Analisis DNA kuno dari Alfred Wegener Institute (AWI) telah mengungkap peran penting alga laut dalam dinamika karbon global. Sekitar 14.000 tahun lalu, selama periode Antarctic Cold Reversal (ACR), pertumbuhan masif alga dari genus Phaeocystis di Samudra Selatan secara signifikan mengurangi kadar karbon dioksida (CO2) di atmosfer.

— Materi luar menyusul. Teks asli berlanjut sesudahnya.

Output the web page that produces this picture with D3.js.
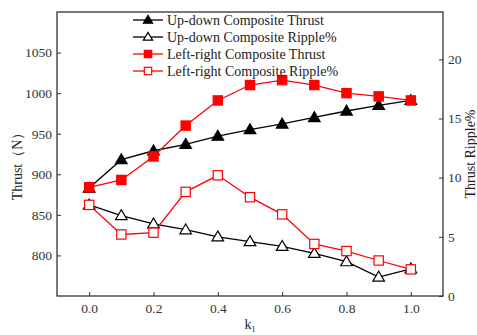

Temuan ini, yang dipublikasikan dalam jurnal Nature Geoscience, menyoroti bagaimana proses alam di masa lalu dapat memengaruhi iklim global. Periode ACR, yang berlangsung antara 14.700 hingga 13.000 tahun lalu, ditandai dengan pendinginan atmosferik dan laut di belahan bumi selatan. Kondisi iklim spesifik pada masa itu, termasuk lapisan es laut musim dingin yang luas diikuti oleh pencairan musim semi yang kuat, menciptakan lingkungan yang sangat mendukung bagi mekarnya alga Phaeocystis dalam skala besar.
Alga ini, melalui proses fotosintesis, menyerap sejumlah besar CO2 dari atmosfer, sehingga memperlambat peningkatan gas rumah kaca tersebut. Tim AWI mengidentifikasi hubungan ini dengan menganalisis DNA kuno dari sedimen (sedaDNA) yang tersimpan di dasar laut selama ribuan tahun. Peran laut dalam siklus karbon sangatlah krusial. Laut bertindak sebagai penyerap karbon utama di Bumi, baik melalui proses biologis maupun fisik. Fitoplankton dan ganggang laut, seperti Phaeocystis, memainkan peran sentral dalam "pompa biologis", di mana mereka menyerap CO2 atmosfer melalui fotosintesis dan mengkonversinya menjadi materi organik. Sebagian dari materi organik ini kemudian tenggelam ke dasar laut, mengunci karbon untuk jangka waktu yang sangat lama.
Studi sebelumnya juga menunjukkan bahwa laut menyerap CO2 antropogenik sejak tahun 1970-an, dengan "pompa fisik" yang melibatkan kelarutan CO2 dalam air dingin di lintang tinggi, seperti di Samudra Selatan, berkontribusi pada penyerapan ini. Temuan studi AWI ini memiliki relevansi yang mendalam bagi kondisi iklim saat ini. Penurunan lapisan es laut Antartika yang terus berlanjut akibat perubahan iklim dapat mengubah kondisi yang mendukung mekarnya alga Phaeocystis. Jika kapasitas laut untuk menyerap CO2 berkurang, hal ini dapat mempercepat peningkatan gas rumah kaca di atmosfer, dengan konsekuensi yang luas bagi keseimbangan iklim global.
Perubahan iklim yang cepat di Antartika, seperti yang diperingatkan oleh para ahli, dapat memicu pergeseran lingkungan yang berpotensi tidak dapat diubah, yang dapat menyebabkan kenaikan permukaan laut global secara dramatis dan berdampak katastropik bagi generasi mendatang. Oleh karena itu, pemahaman mendalam tentang ekosistem kutub dan perannya dalam siklus karbon menjadi sangat penting untuk upaya mitigasi perubahan iklim.